** What you need to do **
Write the material out again in full, word for word. Do not include the pictures.

━━━ Dataset extract ━━━

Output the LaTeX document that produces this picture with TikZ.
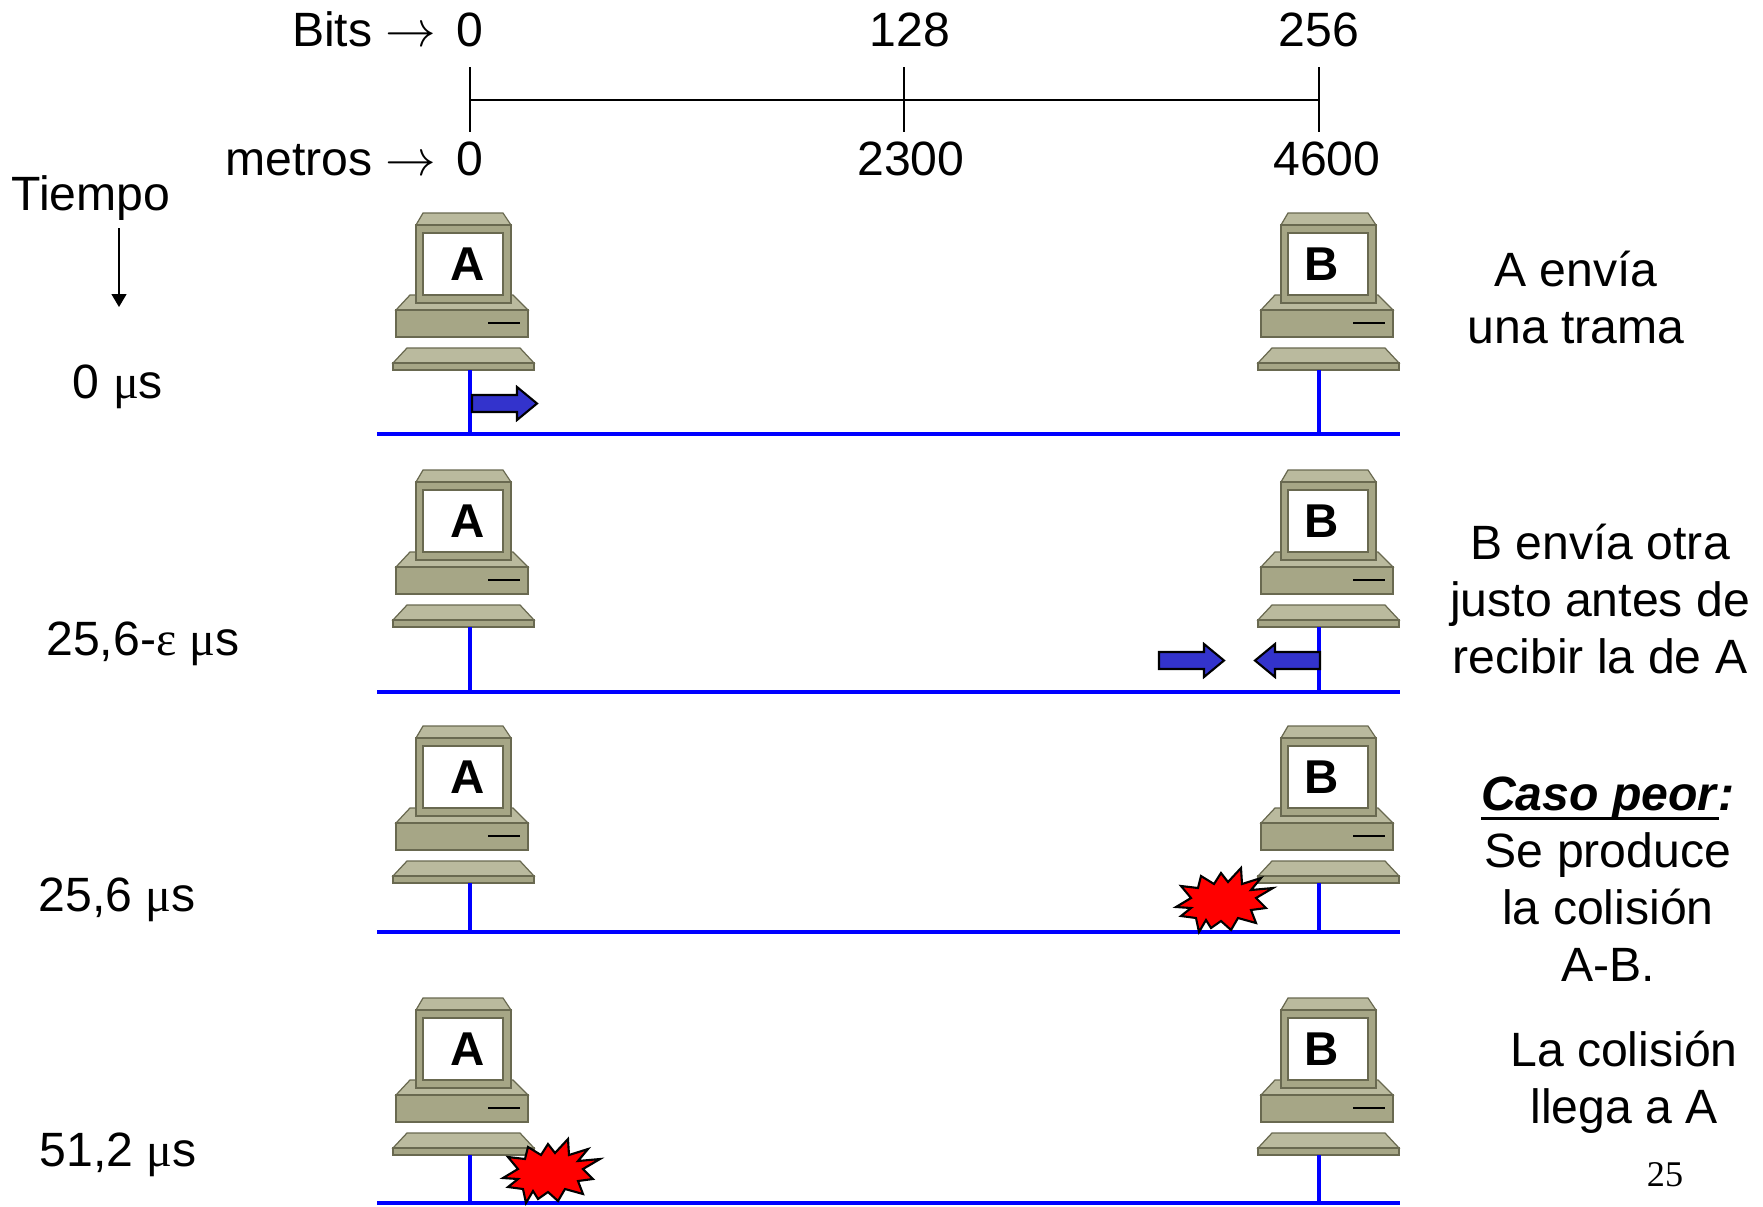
\documentclass[tikz,border=0pt]{standalone}
\usepackage{fontspec}
\setmainfont{Liberation Sans}
\newfontfamily\grk{Liberation Serif}
\usepackage{tikz}
\usetikzlibrary{arrows.meta}
\definecolor{busblue}{RGB}{0,0,255}
\definecolor{packetfill}{RGB}{51,51,204}
\definecolor{pcbody}{RGB}{166,166,134}
\definecolor{pctop}{RGB}{186,186,158}
\definecolor{pcedge}{RGB}{105,105,80}

% heavier underline for the heading on the right
\newcommand\heavyul[1]{\setbox0\hbox{#1}\rlap{\rule[-2.6pt]{\wd0}{0.85pt}}\box0}

\tikzset{
  txt/.style={font=\fontsize{13.7pt}{16.2pt}\selectfont, inner sep=0pt},
  bus/.style={busblue, line width=1.1pt},
  pcpart/.style={draw=pcedge, line width=0.35pt},
  packetshape/.style={draw=black, fill=packetfill, line width=0.6pt},
  burst/.style={draw=black, fill=red, line width=0.6pt, line join=miter},
  % workstation, origin at the centre of the screen; #1 = name, #2 = shift of the name
  pics/computer/.style n args={2}{code={
    \filldraw[pcpart, fill=pctop] (-0.53,0.31) -- (0.50,0.31) -- (0.65,0.46) -- (-0.67,0.46) -- cycle;
    \filldraw[pcpart, fill=pcbody] (-0.67,0.46) rectangle (0.65,0.73);
    \draw[line width=0.6pt] (0.25,0.59) -- (0.57,0.59);
    \filldraw[pcpart, fill=pctop] (-0.56,0.84) -- (0.57,0.84) -- (0.71,0.99) -- (-0.70,0.99) -- cycle;
    \filldraw[pcpart, fill=pcbody] (-0.70,0.99) rectangle (0.71,1.06);
    \filldraw[pcpart, fill=pctop] (-0.40,-0.51) -- (0.40,-0.51) -- (0.48,-0.39) -- (-0.47,-0.39) -- cycle;
    \filldraw[pcpart, fill=pcbody] (-0.47,-0.39) rectangle (0.48,0.39);
    \filldraw[pcpart, fill=white] (-0.40,-0.31) rectangle (0.40,0.31);
    \node[inner sep=0pt, font=\fontsize{13.5pt}{15pt}\selectfont\bfseries] (-lbl) at (#2,0) {#1};
    \coordinate (-port) at (0,1.06);
  }},
  % frame on the wire, pointing right
  pics/packet/.style={code={
    \draw[packetshape] (0,-0.085) -- (0.45,-0.085) -- (0.45,-0.165) -- (0.65,0)
      -- (0.45,0.165) -- (0.45,0.085) -- (0,0.085) -- cycle;
  }},
  pics/collision/.style={code={
    \draw[burst] (0.49,-0.14) -- (0.32,-0.04) -- (0.42,0.06) -- (0.27,0.08) -- (0.32,0.21)
      -- (0.14,0.16) -- (0.07,0.28) -- (-0.03,0.19) -- (-0.13,0.26) -- (-0.18,0.18)
      -- (-0.25,0.30) -- (-0.28,0.16) -- (-0.43,0.14) -- (-0.33,0.06) -- (-0.48,0.05)
      -- (-0.33,-0.04) -- (-0.43,-0.16) -- (-0.26,-0.14) -- (-0.23,-0.26) -- (-0.10,-0.18)
      -- (-0.03,-0.29) -- (0.04,-0.20) -- (0.17,-0.34) -- (0.18,-0.18) -- (0.37,-0.24)
      -- (0.27,-0.12) -- cycle;
  }}
}

\begin{document}
\begin{tikzpicture}[x=1cm, y=-1cm, >=Stealth]
  \useasboundingbox (0,0) rectangle (17.63,12.06);

  % scale: bits and metres
  \coordinate (t0) at (4.70,1.00);
  \coordinate (t128) at (9.04,1.00);
  \coordinate (t256) at (13.19,1.00);
  \draw[line width=0.5pt] (t0) -- (t256);
  \foreach \t in {t0,t128,t256}
    \draw[line width=0.5pt] (\t) ++(0,-0.33) -- ++(0,0.65);
  \node[txt, anchor=base east] (bits) at (4.37,0.46) {Bits $\rightarrow$};
  \node[txt, anchor=base] (b0) at (4.70,0.46) {0};
  \node[txt, anchor=base] (b128) at (9.10,0.46) {128};
  \node[txt, anchor=base] (b256) at (13.19,0.46) {256};
  \node[txt, anchor=base east] (metros) at (4.37,1.75) {metros $\rightarrow$};
  \node[txt, anchor=base] (m0) at (4.70,1.75) {0};
  \node[txt, anchor=base] (m2300) at (9.11,1.75) {2300};
  \node[txt, anchor=base] (m4600) at (13.27,1.75) {4600};

  % time axis
  \node[txt, anchor=base] (tiempo) at (0.91,2.10) {Tiempo};
  \coordinate (tdown) at (1.19,2.28);
  \coordinate (tend) at (1.19,3.07);
  \draw[-{Triangle[length=0.13cm,width=0.15cm]}, line width=0.4pt] (tdown) -- (tend);

  % one row per instant
  \foreach \r/\y/\b in {1/2.64/4.34, 2/5.21/6.92, 3/7.77/9.32, 4/10.49/12.03} {
    \pic (pcA\r) at (4.63,\y) {computer={A}{0.05}};
    \pic (pcB\r) at (13.28,\y) {computer={B}{-0.06}};
    \coordinate (busW\r) at (3.77,\b);
    \coordinate (busE\r) at (14.00,\b);
    \draw[bus] (pcA\r-port -| t0) -- (t0 |- busW\r);
    \draw[bus] (pcB\r-port -| t256) -- (t256 |- busW\r);
    \draw[bus] (busW\r) -- (busE\r);
  }

  \node[txt, anchor=base] (time1) at (1.18,3.98) {0 {\grk μ}s};
  \node[txt, anchor=base] (time2) at (1.43,6.55) {25,6-{\grk ε} {\grk μ}s};
  \node[txt, anchor=base] (time3) at (1.17,9.11) {25,6 {\grk μ}s};
  \node[txt, anchor=base] (time4) at (1.18,11.66) {51,2 {\grk μ}s};

  % frames and collisions
  \pic (sendA) at (4.72,4.035) {packet};
  \pic (frameA) at (11.59,6.605) {packet};
  \pic[xscale=-1] (sendB) at (13.20,6.605) {packet};
  \pic (hitB) at (12.24,9.02) {collision};
  \pic (hitA) at (5.51,11.73) {collision};

  % what happens in each row
  \node[txt, align=center] (step1) at (15.76,2.975) {A envía\\una trama};
  \node[txt, align=center] (step2) at (16.00,5.99) {B envía otra\\justo antes de\\recibir la de A};
  \node[txt, align=center] (step3) at (16.08,8.79)
    {\heavyul{\textbf{\textit{Caso peor}}}\textbf{\textit{:}}\\Se produce\\la colisión\\A-B.};
  \node[txt, align=center] (step4) at (16.24,10.825) {La colisión\\llega a A};

  \node[anchor=base, inner sep=0pt, font=\grk\fontsize{10.3pt}{12pt}\selectfont] (page) at (16.65,11.86) {25};
\end{tikzpicture}
\end{document}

━━━

** Reply **
Output the LaTeX document that produces this picture with TikZ.
\documentclass[tikz,border=0pt]{standalone}
\usepackage{fontspec}
\setmainfont{Liberation Sans}
\newfontfamily\grk{Liberation Serif}
\usepackage{tikz}
\usetikzlibrary{arrows.meta}
\definecolor{busblue}{RGB}{0,0,255}
\definecolor{packetfill}{RGB}{51,51,204}
\definecolor{pcbody}{RGB}{166,166,134}
\definecolor{pctop}{RGB}{186,186,158}
\definecolor{pcedge}{RGB}{105,105,80}

% heavier underline for the heading on the right
\newcommand\heavyul[1]{\setbox0\hbox{#1}\rlap{\rule[-2.6pt]{\wd0}{0.85pt}}\box0}

\tikzset{
  txt/.style={font=\fontsize{13.7pt}{16.2pt}\selectfont, inner sep=0pt},
  bus/.style={busblue, line width=1.1pt},
  pcpart/.style={draw=pcedge, line width=0.35pt},
  packetshape/.style={draw=black, fill=packetfill, line width=0.6pt},
  burst/.style={draw=black, fill=red, line width=0.6pt, line join=miter},
  % workstation, origin at the centre of the screen; #1 = name, #2 = shift of the name
  pics/computer/.style n args={2}{code={
    \filldraw[pcpart, fill=pctop] (-0.53,0.31) -- (0.50,0.31) -- (0.65,0.46) -- (-0.67,0.46) -- cycle;
    \filldraw[pcpart, fill=pcbody] (-0.67,0.46) rectangle (0.65,0.73);
    \draw[line width=0.6pt] (0.25,0.59) -- (0.57,0.59);
    \filldraw[pcpart, fill=pctop] (-0.56,0.84) -- (0.57,0.84) -- (0.71,0.99) -- (-0.70,0.99) -- cycle;
    \filldraw[pcpart, fill=pcbody] (-0.70,0.99) rectangle (0.71,1.06);
    \filldraw[pcpart, fill=pctop] (-0.40,-0.51) -- (0.40,-0.51) -- (0.48,-0.39) -- (-0.47,-0.39) -- cycle;
    \filldraw[pcpart, fill=pcbody] (-0.47,-0.39) rectangle (0.48,0.39);
    \filldraw[pcpart, fill=white] (-0.40,-0.31) rectangle (0.40,0.31);
    \node[inner sep=0pt, font=\fontsize{13.5pt}{15pt}\selectfont\bfseries] (-lbl) at (#2,0) {#1};
    \coordinate (-port) at (0,1.06);
  }},
  % frame on the wire, pointing right
  pics/packet/.style={code={
    \draw[packetshape] (0,-0.085) -- (0.45,-0.085) -- (0.45,-0.165) -- (0.65,0)
      -- (0.45,0.165) -- (0.45,0.085) -- (0,0.085) -- cycle;
  }},
  pics/collision/.style={code={
    \draw[burst] (0.49,-0.14) -- (0.32,-0.04) -- (0.42,0.06) -- (0.27,0.08) -- (0.32,0.21)
      -- (0.14,0.16) -- (0.07,0.28) -- (-0.03,0.19) -- (-0.13,0.26) -- (-0.18,0.18)
      -- (-0.25,0.30) -- (-0.28,0.16) -- (-0.43,0.14) -- (-0.33,0.06) -- (-0.48,0.05)
      -- (-0.33,-0.04) -- (-0.43,-0.16) -- (-0.26,-0.14) -- (-0.23,-0.26) -- (-0.10,-0.18)
      -- (-0.03,-0.29) -- (0.04,-0.20) -- (0.17,-0.34) -- (0.18,-0.18) -- (0.37,-0.24)
      -- (0.27,-0.12) -- cycle;
  }}
}

\begin{document}
\begin{tikzpicture}[x=1cm, y=-1cm, >=Stealth]
  \useasboundingbox (0,0) rectangle (17.63,12.06);

  % scale: bits and metres
  \coordinate (t0) at (4.70,1.00);
  \coordinate (t128) at (9.04,1.00);
  \coordinate (t256) at (13.19,1.00);
  \draw[line width=0.5pt] (t0) -- (t256);
  \foreach \t in {t0,t128,t256}
    \draw[line width=0.5pt] (\t) ++(0,-0.33) -- ++(0,0.65);
  \node[txt, anchor=base east] (bits) at (4.37,0.46) {Bits $\rightarrow$};
  \node[txt, anchor=base] (b0) at (4.70,0.46) {0};
  \node[txt, anchor=base] (b128) at (9.10,0.46) {128};
  \node[txt, anchor=base] (b256) at (13.19,0.46) {256};
  \node[txt, anchor=base east] (metros) at (4.37,1.75) {metros $\rightarrow$};
  \node[txt, anchor=base] (m0) at (4.70,1.75) {0};
  \node[txt, anchor=base] (m2300) at (9.11,1.75) {2300};
  \node[txt, anchor=base] (m4600) at (13.27,1.75) {4600};

  % time axis
  \node[txt, anchor=base] (tiempo) at (0.91,2.10) {Tiempo};
  \coordinate (tdown) at (1.19,2.28);
  \coordinate (tend) at (1.19,3.07);
  \draw[-{Triangle[length=0.13cm,width=0.15cm]}, line width=0.4pt] (tdown) -- (tend);

  % one row per instant
  \foreach \r/\y/\b in {1/2.64/4.34, 2/5.21/6.92, 3/7.77/9.32, 4/10.49/12.03} {
    \pic (pcA\r) at (4.63,\y) {computer={A}{0.05}};
    \pic (pcB\r) at (13.28,\y) {computer={B}{-0.06}};
    \coordinate (busW\r) at (3.77,\b);
    \coordinate (busE\r) at (14.00,\b);
    \draw[bus] (pcA\r-port -| t0) -- (t0 |- busW\r);
    \draw[bus] (pcB\r-port -| t256) -- (t256 |- busW\r);
    \draw[bus] (busW\r) -- (busE\r);
  }

  \node[txt, anchor=base] (time1) at (1.18,3.98) {0 {\grk μ}s};
  \node[txt, anchor=base] (time2) at (1.43,6.55) {25,6-{\grk ε} {\grk μ}s};
  \node[txt, anchor=base] (time3) at (1.17,9.11) {25,6 {\grk μ}s};
  \node[txt, anchor=base] (time4) at (1.18,11.66) {51,2 {\grk μ}s};

  % frames and collisions
  \pic (sendA) at (4.72,4.035) {packet};
  \pic (frameA) at (11.59,6.605) {packet};
  \pic[xscale=-1] (sendB) at (13.20,6.605) {packet};
  \pic (hitB) at (12.24,9.02) {collision};
  \pic (hitA) at (5.51,11.73) {collision};

  % what happens in each row
  \node[txt, align=center] (step1) at (15.76,2.975) {A envía\\una trama};
  \node[txt, align=center] (step2) at (16.00,5.99) {B envía otra\\justo antes de\\recibir la de A};
  \node[txt, align=center] (step3) at (16.08,8.79)
    {\heavyul{\textbf{\textit{Caso peor}}}\textbf{\textit{:}}\\Se produce\\la colisión\\A-B.};
  \node[txt, align=center] (step4) at (16.24,10.825) {La colisión\\llega a A};

  \node[anchor=base, inner sep=0pt, font=\grk\fontsize{10.3pt}{12pt}\selectfont] (page) at (16.65,11.86) {25};
\end{tikzpicture}
\end{document}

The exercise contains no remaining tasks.